From the ultimate standpoint origination is impossibility. The various theories of creation - that it is the expansion of God or it is the will of God or it is for God's enjoyment or it is an illusion like a dream or it proceeds from time - are all mere imagination based on the false self (ego) within the universe [illusion]. When the universe is mere illusion, then man and his ideas and theories are bound to be illusion.
Mind (universe) is the very nature of consciousness. It is his inherent nature which simply emanates and flows from it. But even this is only an appearance for in truth there's no creation at all.
For Gnani the world is like an illusion. Viewed from the absolute there's neither birth, nor life, nor death, neither appearance nor disappearance, neither production, nor destruction, neither bondage nor liberation.
There's none who works for freedom nor is there any who is liberated - this is the highest truth. The Gnani knows that there's neither unity nor plurality - the world is neither one nor many.
Just as a piece of rope is mistaken for a snake; the consciousness is mistaken as this diverse world. Duality is an appearance and the non-dual consciousness is the real truth.
The world is not different from the consciousness and the self is not different from self and self is not different from ultimate truth.
That the non-dual absolute appears as the diverse world is only an illusion. If it really became diverse then the immortal would become mortal. The dualist who seek to prove the origination of the unborn, by that very enterprise try to make the immortal, mortal.

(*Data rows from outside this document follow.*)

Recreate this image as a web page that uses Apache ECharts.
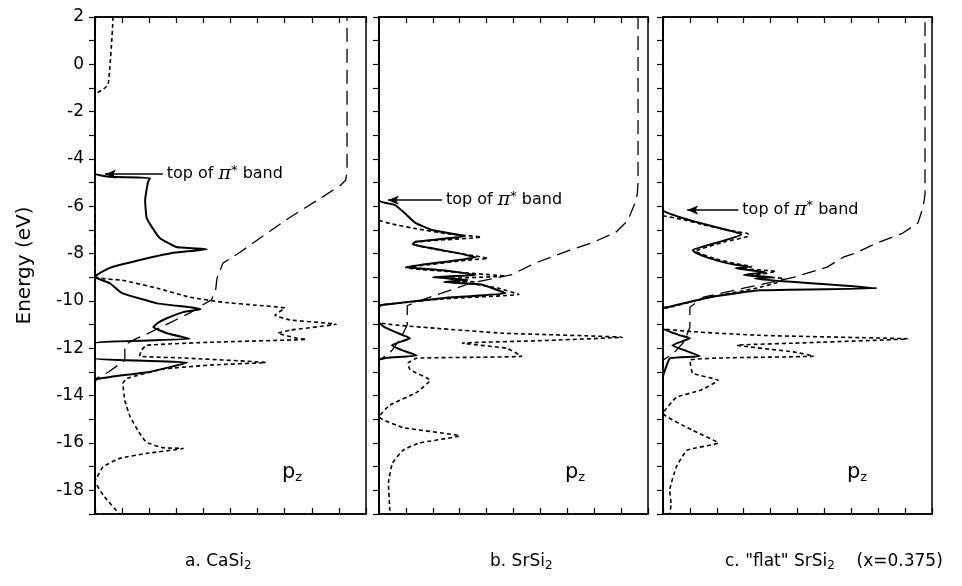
<!DOCTYPE html>
<html><head><meta charset="utf-8">
<script src="https://cdn.jsdelivr.net/npm/echarts@6/dist/echarts.min.js"></script>
<style>html,body{margin:0;padding:0;background:#fff}#c{width:962px;height:586px}</style>
</head><body><div id="c"></div><script>
// ---------- data: [DOS (arb. units), Energy (eV)] ----------
const yTickLabels = [2,0,-2,-4,-6,-8,-10,-12,-14,-16,-18];
const panelCaptions = ['a. CaSi{s|2}', 'b. SrSi{s|2}', 'c. "flat" SrSi{s|2}    (x=0.375)'];
const piTopE = [-4.64, -5.74, -6.16];          // energy of "top of pi* band"
const piArrowX = [[2.5, 0.37], [2.34, 0.33], [2.8, 0.9]];

const aSolid = [[0,2],[0,-4.6],[0.5,-4.75],[2.03,-4.8],[1.95,-5.0],[1.85,-5.74],[1.9,-6.46],[2.1,-6.88],[2.4,-7.35],[3.0,-7.72],[4.13,-7.81],[2.8,-7.98],[1.65,-8.27],[0.55,-8.6],[0.07,-8.9],[0,-9.0],[0.55,-9.25],[1.0,-9.67],[2.3,-10.1],[3.5,-10.26],[3.9,-10.35],[3.25,-10.47],[2.65,-10.73],[2.3,-10.94],[2.15,-11.1],[2.65,-11.36],[3.5,-11.6],[0,-11.78],[0,-12.42],[3.4,-12.6],[2.0,-13.0],[1.0,-13.14],[0.07,-13.3],[0,-13.4],[0,-19]];
const aShort = [[0.66,2],[0.66,1.87],[0.62,1.03],[0.55,-0.1],[0.48,-0.87],[0.26,-1.09],[0.07,-1.2],[0,-1.3],[0,-8.95],[1.0,-9.12],[2.3,-9.46],[3.5,-9.84],[4.7,-10.05],[5.96,-10.18],[7.0,-10.3],[6.64,-10.6],[7.2,-10.8],[8.9,-10.98],[7.2,-11.23],[6.75,-11.36],[7.45,-11.57],[7.8,-11.62],[4.35,-11.74],[1.9,-11.87],[1.7,-12.1],[1.65,-12.33],[3.1,-12.4],[6.3,-12.6],[4.35,-12.7],[2.5,-12.88],[1.18,-13.27],[1.03,-13.48],[1.1,-14.2],[1.3,-14.9],[1.65,-15.6],[1.9,-15.97],[2.5,-16.2],[3.25,-16.23],[1.9,-16.44],[0.92,-16.65],[0.3,-17.0],[0.07,-17.45],[0,-17.6],[0.3,-18.2],[0.9,-19]];
const aLong = [[0,-19],[0,-13.3],[0.5,-13.0],[1.1,-12.5],[1.1,-11.85],[1.5,-11.6],[1.9,-11.4],[2.8,-10.9],[3.5,-10.5],[4.0,-10.15],[4.3,-9.95],[4.45,-9.55],[4.5,-9.05],[4.72,-8.4],[5.35,-7.94],[5.98,-7.43],[7.2,-6.46],[8.4,-5.6],[9.05,-5.12],[9.25,-4.9],[9.3,-4.47],[9.3,2]];

const bSolid = [[0,2],[0,-5.74],[0.6,-5.95],[0.97,-6.3],[1.35,-6.7],[1.97,-7.0],[2.95,-7.2],[3.2,-7.26],[1.35,-7.5],[1.25,-7.6],[2.35,-7.85],[3.6,-8.15],[1.0,-8.57],[2.35,-8.7],[3.6,-8.9],[2.0,-9.0],[3.3,-9.1],[2.4,-9.2],[3.8,-9.3],[4.2,-9.45],[4.7,-9.67],[2.35,-9.88],[0.1,-10.17],[0,-10.2],[0,-10.9],[0.2,-11.1],[0.9,-11.45],[1.15,-11.57],[0.48,-11.87],[0.9,-12.1],[1.4,-12.3],[0.3,-12.4],[0,-12.5],[0,-19]];
const bShort = [[0,-6.6],[0.5,-6.75],[1.4,-6.95],[2.5,-7.15],[3.8,-7.3],[1.35,-7.5],[1.25,-7.6],[2.5,-7.9],[3.6,-8.1],[4.05,-8.2],[3.5,-8.25],[1.0,-8.6],[2.5,-8.75],[4.7,-8.95],[2.6,-9.05],[3.6,-9.2],[2.8,-9.15],[4.4,-9.45],[5.2,-9.72],[2.5,-9.9],[0.2,-10.15],[0,-10.25],[0,-10.9],[2.1,-11.15],[4.6,-11.36],[9.05,-11.53],[5.9,-11.68],[3.1,-11.78],[4.75,-12.0],[5.3,-12.33],[3.4,-12.38],[1.4,-12.42],[1.08,-12.63],[1.15,-12.9],[1.9,-13.35],[1.4,-13.86],[0.4,-14.4],[0,-14.9],[0.9,-15.35],[3.0,-15.7],[1.5,-16.0],[0.9,-16.3],[0.5,-16.85],[0.35,-17.7],[0.4,-18.85],[0.3,-19]];
const bLong = [[0,-19],[0,-12.5],[0.4,-12.2],[0.8,-11.6],[1.05,-11.0],[1.05,-10.2],[1.6,-9.95],[3.4,-9.25],[4.9,-8.9],[5.8,-8.4],[7.1,-7.85],[7.9,-7.55],[8.8,-7.1],[9.25,-6.6],[9.5,-5.9],[9.6,-5.5],[9.63,-5.0],[9.63,2]];

const cSolid = [[0,2],[0,-6.16],[0.63,-6.46],[1.37,-6.7],[2.38,-7.0],[2.85,-7.14],[2.9,-7.2],[2.1,-7.5],[1.1,-7.85],[1.2,-7.95],[1.75,-8.2],[2.38,-8.4],[2.6,-8.45],[3.2,-8.55],[2.7,-8.62],[3.8,-8.78],[3.0,-8.9],[4.1,-9.0],[3.4,-9.05],[4.3,-9.15],[5.5,-9.25],[7.95,-9.46],[3.6,-9.55],[1.75,-9.84],[0.15,-10.26],[0,-10.3],[0,-11.15],[0.63,-11.45],[1.0,-11.57],[0.35,-11.87],[1.37,-12.33],[0.26,-12.42],[0.05,-13.0],[0,-13.2],[0,-19]];
const cShort = [[0,-6.4],[0.7,-6.55],[1.5,-6.78],[2.5,-7.02],[3.15,-7.15],[3.2,-7.25],[2.3,-7.5],[1.2,-7.9],[1.9,-8.2],[2.6,-8.4],[3.3,-8.55],[2.9,-8.62],[4.2,-8.75],[3.3,-8.95],[4.5,-9.05],[4.3,-9.2],[3.5,-9.45],[1.75,-9.84],[0.3,-10.25],[0,-10.35],[0,-11.15],[3.6,-11.45],[9.1,-11.6],[4.9,-11.78],[2.75,-11.87],[4.85,-12.15],[5.6,-12.33],[2.4,-12.4],[1.0,-12.5],[1.1,-13.05],[2.05,-13.35],[1.4,-13.77],[0.5,-14.07],[0,-14.75],[1.1,-15.46],[2.05,-16.0],[0.9,-16.3],[0.5,-17.0],[0.25,-18.0],[0.3,-18.6],[0.25,-19]];
const cLong = [[0,-19],[0,-12.5],[0.4,-12.2],[0.8,-11.7],[1.0,-11.1],[1.0,-10.26],[1.5,-9.84],[3.0,-9.46],[4.85,-9.0],[6.1,-8.57],[6.7,-8.15],[7.1,-8.0],[7.95,-7.55],[8.9,-7.14],[9.48,-6.7],[9.67,-6.03],[9.74,-5.5],[9.74,2]];

const solids = [aSolid, bSolid, cSolid];
const shorts = [aShort, bShort, cShort];
const longs = [aLong, bLong, cLong];

// ---------- layout ----------
const FONT = 'DejaVu Sans';
const grids = [
  {left: 95, top: 17, width: 271, height: 497},
  {left: 379, top: 17, width: 269, height: 497},
  {left: 663, top: 17, width: 269, height: 497}
];
const captionPos = [[185, 553], [490, 553], [725, 553]];
const pzPos = [[282, 462], [565, 462], [847, 462]];

const option = {
  animation: false,
  backgroundColor: '#fff',
  grid: grids.map(g => Object.assign({show: true, borderColor: '#000', borderWidth: 1.5, backgroundColor: 'transparent'}, g)),
  xAxis: [],
  yAxis: [],
  series: [],
  graphic: []
};

for (let i = 0; i < 3; i++) {
  ['bottom', 'top'].forEach(pos => {
    option.xAxis.push({
      type: 'value', gridIndex: i, position: pos, min: 0, max: 10, interval: 1,
      axisLine: {show: true, onZero: false, lineStyle: {color: '#000', width: 1.5}},
      axisTick: {show: true, inside: true, length: 6, lineStyle: {color: '#000', width: 1.2}},
      axisLabel: {show: false}, splitLine: {show: false}
    });
  });
  option.yAxis.push({
    type: 'value', gridIndex: i, min: -19, max: 2, interval: 1,
    name: i === 0 ? 'Energy (eV)' : '',
    nameLocation: 'middle', nameGap: 60, nameRotate: 90,
    nameTextStyle: {fontFamily: FONT, fontSize: 20, color: '#000'},
    axisLine: {show: true, onZero: false, lineStyle: {color: '#000', width: 1.5}},
    axisTick: {show: true, inside: false, length: 6, lineStyle: {color: '#000', width: 1.2}},
    axisLabel: {
      show: i === 0, margin: 11, fontFamily: FONT, fontSize: 17, color: '#000',
      formatter: v => (yTickLabels.indexOf(v) >= 0 ? String(v) : '')
    },
    splitLine: {show: false}
  });
  const xi = i * 2;
  option.series.push({
    type: 'line', xAxisIndex: xi, yAxisIndex: i, data: longs[i], showSymbol: false, symbol: 'none',
    lineStyle: {color: '#000', width: 1.3, type: [14, 7]}, z: 2
  });
  option.series.push({
    type: 'line', xAxisIndex: xi, yAxisIndex: i, data: shorts[i], showSymbol: false, symbol: 'none',
    smooth: 0.12,
    lineStyle: {color: '#000', width: 1.6, type: [4, 3]}, z: 3
  });
  option.series.push({
    type: 'line', xAxisIndex: xi, yAxisIndex: i, data: solids[i], showSymbol: false, symbol: 'none',
    smooth: 0.12,
    lineStyle: {color: '#000', width: 2}, z: 4,
    markLine: {
      silent: true, animation: false,
      symbol: ['none', 'arrow'], symbolSize: [7, 11],
      lineStyle: {color: '#000', width: 1.5, type: 'solid'},
      label: {
        show: true, position: 'start', distance: 4, color: '#000',
        fontFamily: FONT, fontSize: 16,
        formatter: 'top of {pi|π}{sup|*} band',
        rich: {
          pi: {fontFamily: 'DejaVu Serif', fontStyle: 'italic', fontSize: 19, color: '#000'},
          sup: {fontSize: 13, color: '#000', verticalAlign: 'top', padding: [0, 0, 8, 0]}
        }
      },
      data: [[{coord: [piArrowX[i][0], piTopE[i]]}, {coord: [piArrowX[i][1], piTopE[i]]}]]
    }
  });
  option.graphic.push({
    type: 'text', left: captionPos[i][0], top: captionPos[i][1],
    style: {
      text: panelCaptions[i], fontFamily: FONT, fontSize: 17, fill: '#000',
      rich: {s: {fontSize: 12, fill: '#000', padding: [9, 0, 0, 0], fontFamily: FONT}}
    }
  });
  option.graphic.push({
    type: 'text', left: pzPos[i][0], top: pzPos[i][1],
    style: {
      text: 'p{z|z}', fontFamily: FONT, fontSize: 21, fill: '#000',
      rich: {z: {fontSize: 13, fill: '#000', padding: [11, 0, 0, 0], fontFamily: FONT}}
    }
  });
}

const chart = echarts.init(document.getElementById('c'), null, {renderer: 'canvas'});
chart.setOption(option);
</script></body></html>
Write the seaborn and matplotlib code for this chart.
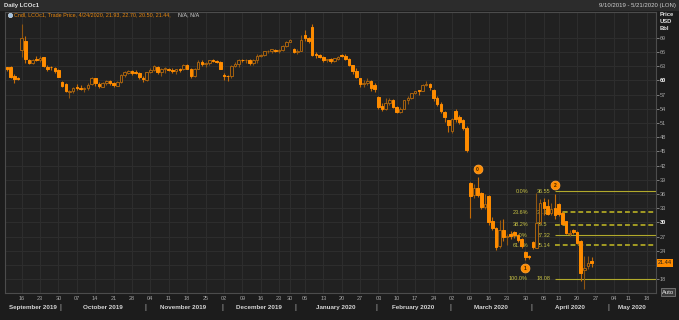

Ultimate nature can never change - the immortal can never become mortal and vice versa. "There's no plurality in the true nature of the consciousness; "The consciousness appears to be many"; "those who are attached to creation or production or origination are in ignorance; "the unborn is never reborn, for who can produce it?".
RIG VEDA: - The famous utterance of Upanishad that Brahman cannot be attained by duality is in RV (5.12.2). The idea that Brahman cannot be attained by mere action or effort is in RV (8.70.3) and (5.48.5); Brahman cannot be approached by thought (RV.1.170.1 or Kena U., 1.3). [RV=RIG VEDA].